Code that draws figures
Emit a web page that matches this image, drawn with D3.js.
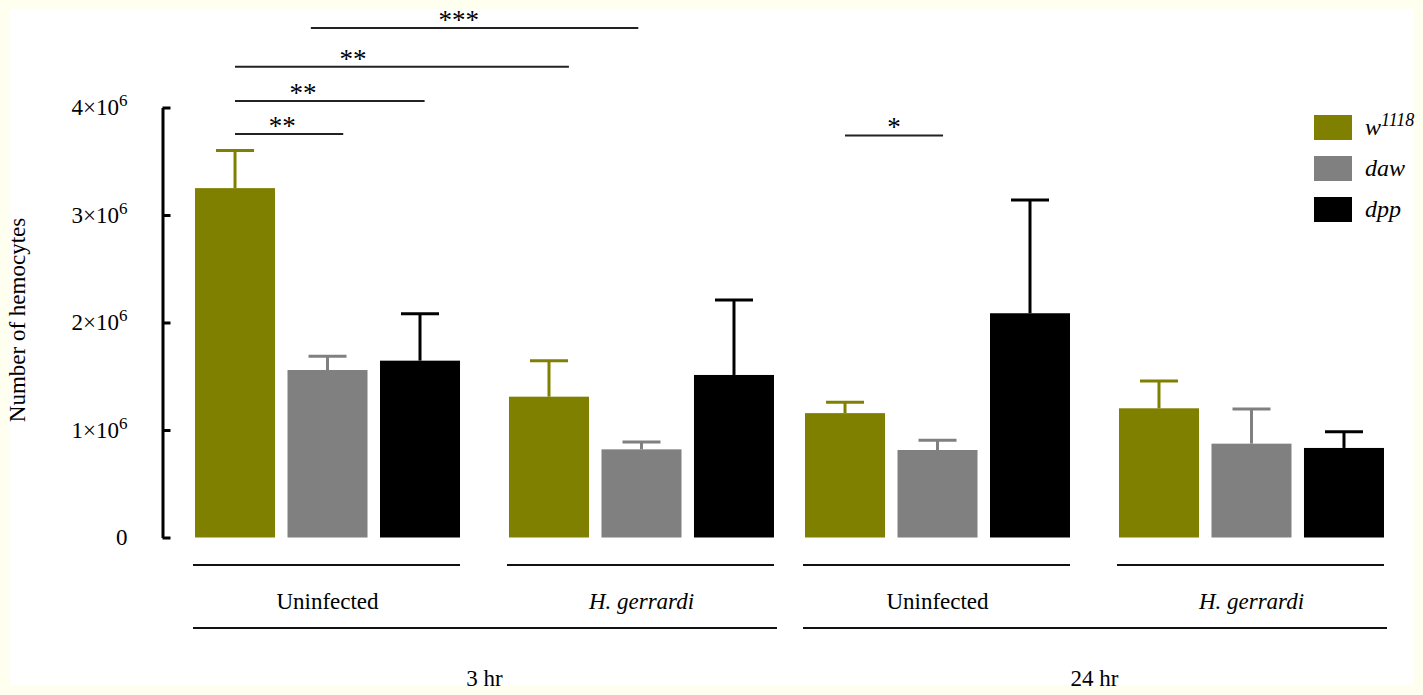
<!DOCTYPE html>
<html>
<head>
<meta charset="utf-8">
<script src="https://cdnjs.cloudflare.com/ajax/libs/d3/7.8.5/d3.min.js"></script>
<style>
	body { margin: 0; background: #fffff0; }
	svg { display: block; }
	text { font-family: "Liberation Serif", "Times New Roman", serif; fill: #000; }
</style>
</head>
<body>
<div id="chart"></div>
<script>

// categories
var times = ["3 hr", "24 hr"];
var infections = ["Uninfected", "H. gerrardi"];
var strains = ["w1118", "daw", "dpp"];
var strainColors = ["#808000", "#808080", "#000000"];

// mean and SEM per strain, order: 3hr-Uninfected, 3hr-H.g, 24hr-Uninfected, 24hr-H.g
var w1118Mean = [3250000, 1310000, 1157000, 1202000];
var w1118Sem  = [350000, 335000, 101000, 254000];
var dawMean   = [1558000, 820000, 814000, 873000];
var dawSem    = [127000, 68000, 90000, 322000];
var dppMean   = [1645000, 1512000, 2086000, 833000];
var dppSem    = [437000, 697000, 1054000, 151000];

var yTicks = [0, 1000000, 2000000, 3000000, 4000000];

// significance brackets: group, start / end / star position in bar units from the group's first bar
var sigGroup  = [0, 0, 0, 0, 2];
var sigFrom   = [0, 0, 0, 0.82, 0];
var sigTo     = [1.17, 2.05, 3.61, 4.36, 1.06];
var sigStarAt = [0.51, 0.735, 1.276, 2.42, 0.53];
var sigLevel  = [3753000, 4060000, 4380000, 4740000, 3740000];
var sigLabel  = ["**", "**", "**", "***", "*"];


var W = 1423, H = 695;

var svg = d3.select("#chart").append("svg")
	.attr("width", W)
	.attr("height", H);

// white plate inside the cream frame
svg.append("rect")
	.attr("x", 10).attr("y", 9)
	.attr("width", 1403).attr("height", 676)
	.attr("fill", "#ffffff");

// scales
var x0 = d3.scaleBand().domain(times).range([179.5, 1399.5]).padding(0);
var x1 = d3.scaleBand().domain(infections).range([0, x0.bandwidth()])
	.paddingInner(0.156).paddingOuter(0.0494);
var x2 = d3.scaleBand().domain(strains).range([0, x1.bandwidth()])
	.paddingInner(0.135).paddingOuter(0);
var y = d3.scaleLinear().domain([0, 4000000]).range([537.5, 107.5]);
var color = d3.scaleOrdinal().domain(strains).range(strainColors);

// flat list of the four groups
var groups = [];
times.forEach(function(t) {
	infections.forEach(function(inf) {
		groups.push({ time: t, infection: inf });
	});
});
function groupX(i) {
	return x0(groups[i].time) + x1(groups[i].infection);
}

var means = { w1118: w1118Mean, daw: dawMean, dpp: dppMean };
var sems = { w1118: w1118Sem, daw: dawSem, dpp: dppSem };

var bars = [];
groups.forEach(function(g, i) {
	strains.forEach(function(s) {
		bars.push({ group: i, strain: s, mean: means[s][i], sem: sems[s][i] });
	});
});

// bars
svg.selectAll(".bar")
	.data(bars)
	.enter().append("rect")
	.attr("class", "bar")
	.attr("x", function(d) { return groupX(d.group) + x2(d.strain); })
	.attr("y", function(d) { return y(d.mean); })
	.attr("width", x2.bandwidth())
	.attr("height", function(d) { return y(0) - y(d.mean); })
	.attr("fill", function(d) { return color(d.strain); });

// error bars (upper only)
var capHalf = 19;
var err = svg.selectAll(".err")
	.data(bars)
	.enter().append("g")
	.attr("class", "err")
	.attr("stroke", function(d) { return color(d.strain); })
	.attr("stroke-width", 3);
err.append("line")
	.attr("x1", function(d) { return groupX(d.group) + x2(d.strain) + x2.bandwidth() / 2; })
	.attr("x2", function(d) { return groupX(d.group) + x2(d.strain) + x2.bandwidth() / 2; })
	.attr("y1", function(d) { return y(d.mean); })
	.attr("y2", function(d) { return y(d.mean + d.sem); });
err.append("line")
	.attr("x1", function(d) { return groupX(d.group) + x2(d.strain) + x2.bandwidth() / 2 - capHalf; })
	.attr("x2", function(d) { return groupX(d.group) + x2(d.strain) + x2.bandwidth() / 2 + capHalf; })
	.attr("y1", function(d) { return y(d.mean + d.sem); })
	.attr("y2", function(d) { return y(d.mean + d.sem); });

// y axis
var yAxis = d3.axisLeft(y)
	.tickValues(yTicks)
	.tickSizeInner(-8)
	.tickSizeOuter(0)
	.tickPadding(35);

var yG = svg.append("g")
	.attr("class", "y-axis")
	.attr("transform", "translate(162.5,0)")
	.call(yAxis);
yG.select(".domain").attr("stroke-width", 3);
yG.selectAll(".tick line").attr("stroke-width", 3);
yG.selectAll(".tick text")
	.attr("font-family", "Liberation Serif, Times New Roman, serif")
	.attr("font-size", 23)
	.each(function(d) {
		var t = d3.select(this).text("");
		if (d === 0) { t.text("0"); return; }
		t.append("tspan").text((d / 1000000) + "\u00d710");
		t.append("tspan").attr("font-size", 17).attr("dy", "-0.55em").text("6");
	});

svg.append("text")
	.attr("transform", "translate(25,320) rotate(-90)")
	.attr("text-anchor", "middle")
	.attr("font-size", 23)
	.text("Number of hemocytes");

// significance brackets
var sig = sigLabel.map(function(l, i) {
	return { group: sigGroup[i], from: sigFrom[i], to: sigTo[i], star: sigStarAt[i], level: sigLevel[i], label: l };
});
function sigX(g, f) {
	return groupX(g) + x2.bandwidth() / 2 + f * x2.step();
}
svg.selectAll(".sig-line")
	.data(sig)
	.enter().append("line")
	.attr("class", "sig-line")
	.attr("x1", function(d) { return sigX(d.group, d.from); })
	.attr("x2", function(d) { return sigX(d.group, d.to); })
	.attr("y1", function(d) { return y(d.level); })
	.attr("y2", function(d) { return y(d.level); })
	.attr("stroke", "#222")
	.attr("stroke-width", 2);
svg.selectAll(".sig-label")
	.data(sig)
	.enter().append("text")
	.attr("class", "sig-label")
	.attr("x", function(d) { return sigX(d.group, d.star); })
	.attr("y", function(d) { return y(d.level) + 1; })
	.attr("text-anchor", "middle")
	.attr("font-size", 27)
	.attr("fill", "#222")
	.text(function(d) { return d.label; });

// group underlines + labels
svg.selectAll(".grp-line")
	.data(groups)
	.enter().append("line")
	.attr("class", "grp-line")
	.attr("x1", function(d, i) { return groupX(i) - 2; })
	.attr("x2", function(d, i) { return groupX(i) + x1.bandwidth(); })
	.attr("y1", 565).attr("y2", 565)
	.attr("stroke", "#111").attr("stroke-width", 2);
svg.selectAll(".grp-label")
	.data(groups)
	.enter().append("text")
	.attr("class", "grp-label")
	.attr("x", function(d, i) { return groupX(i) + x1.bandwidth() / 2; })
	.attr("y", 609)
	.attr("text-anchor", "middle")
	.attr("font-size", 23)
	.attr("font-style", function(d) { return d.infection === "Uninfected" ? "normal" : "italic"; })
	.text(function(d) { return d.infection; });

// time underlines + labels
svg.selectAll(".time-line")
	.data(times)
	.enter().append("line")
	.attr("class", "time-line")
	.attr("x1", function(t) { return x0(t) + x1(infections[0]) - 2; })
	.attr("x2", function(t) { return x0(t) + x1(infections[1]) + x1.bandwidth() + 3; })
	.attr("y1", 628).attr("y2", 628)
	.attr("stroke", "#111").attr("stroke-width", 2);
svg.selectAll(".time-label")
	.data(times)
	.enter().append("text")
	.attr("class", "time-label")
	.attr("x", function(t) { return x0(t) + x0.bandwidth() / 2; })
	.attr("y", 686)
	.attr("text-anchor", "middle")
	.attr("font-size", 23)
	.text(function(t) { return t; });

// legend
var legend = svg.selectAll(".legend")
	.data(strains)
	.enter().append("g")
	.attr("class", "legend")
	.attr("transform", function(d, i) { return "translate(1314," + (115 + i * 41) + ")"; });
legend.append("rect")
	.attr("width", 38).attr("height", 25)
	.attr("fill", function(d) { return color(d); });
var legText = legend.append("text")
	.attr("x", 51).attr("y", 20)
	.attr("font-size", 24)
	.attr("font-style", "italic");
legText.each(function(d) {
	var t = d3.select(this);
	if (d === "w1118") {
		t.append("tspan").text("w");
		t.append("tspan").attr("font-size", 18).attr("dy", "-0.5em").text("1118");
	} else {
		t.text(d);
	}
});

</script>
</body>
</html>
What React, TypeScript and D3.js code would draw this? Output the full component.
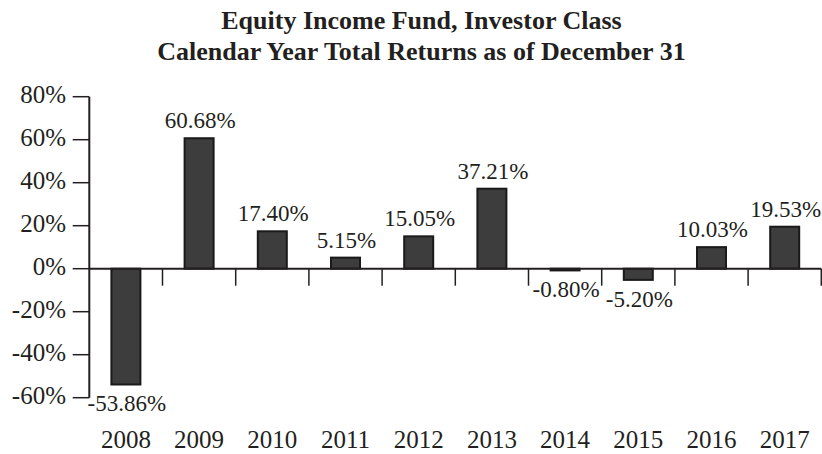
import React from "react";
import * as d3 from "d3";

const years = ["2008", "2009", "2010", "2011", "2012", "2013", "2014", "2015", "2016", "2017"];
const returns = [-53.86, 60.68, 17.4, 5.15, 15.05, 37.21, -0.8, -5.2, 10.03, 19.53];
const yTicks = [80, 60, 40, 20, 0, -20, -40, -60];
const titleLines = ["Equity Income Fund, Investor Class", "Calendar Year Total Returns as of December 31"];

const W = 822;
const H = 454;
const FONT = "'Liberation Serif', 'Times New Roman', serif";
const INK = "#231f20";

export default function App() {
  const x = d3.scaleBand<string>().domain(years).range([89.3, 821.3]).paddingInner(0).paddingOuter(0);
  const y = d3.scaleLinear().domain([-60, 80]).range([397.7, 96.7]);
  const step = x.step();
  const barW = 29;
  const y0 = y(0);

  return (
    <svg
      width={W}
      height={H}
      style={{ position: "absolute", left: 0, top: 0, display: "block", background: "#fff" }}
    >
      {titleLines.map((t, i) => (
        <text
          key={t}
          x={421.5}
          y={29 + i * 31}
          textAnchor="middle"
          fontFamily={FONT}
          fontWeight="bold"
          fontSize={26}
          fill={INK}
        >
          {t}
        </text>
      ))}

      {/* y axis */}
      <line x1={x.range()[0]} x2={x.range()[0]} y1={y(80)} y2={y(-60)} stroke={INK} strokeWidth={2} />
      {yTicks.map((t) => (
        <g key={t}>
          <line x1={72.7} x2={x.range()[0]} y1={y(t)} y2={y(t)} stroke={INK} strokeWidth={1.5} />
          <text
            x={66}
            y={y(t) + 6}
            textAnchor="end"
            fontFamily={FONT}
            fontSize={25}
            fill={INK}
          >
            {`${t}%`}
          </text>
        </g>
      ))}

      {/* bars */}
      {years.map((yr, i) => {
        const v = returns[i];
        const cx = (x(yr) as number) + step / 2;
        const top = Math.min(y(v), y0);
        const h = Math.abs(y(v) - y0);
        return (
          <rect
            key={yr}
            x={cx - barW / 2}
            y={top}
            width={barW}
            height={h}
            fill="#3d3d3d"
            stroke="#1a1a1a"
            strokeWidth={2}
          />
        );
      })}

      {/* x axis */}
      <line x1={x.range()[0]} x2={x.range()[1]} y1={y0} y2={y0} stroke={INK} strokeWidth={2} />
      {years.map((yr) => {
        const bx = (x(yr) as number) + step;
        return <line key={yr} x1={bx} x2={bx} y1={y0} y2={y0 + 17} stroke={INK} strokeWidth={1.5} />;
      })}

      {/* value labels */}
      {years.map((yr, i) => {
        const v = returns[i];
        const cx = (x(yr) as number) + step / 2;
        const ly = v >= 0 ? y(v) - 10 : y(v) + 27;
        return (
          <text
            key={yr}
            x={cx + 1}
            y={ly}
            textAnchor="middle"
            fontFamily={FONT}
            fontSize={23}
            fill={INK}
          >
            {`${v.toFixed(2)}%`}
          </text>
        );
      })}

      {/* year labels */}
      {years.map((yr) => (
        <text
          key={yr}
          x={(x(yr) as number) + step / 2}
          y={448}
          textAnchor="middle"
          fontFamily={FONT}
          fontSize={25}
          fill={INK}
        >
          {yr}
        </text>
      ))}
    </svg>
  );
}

» **INSTRUCTION**: Lines holding the word "this" should be counted across the entries; state only how many there are.

» **SOLUTION TO THE EXERCISE**: 4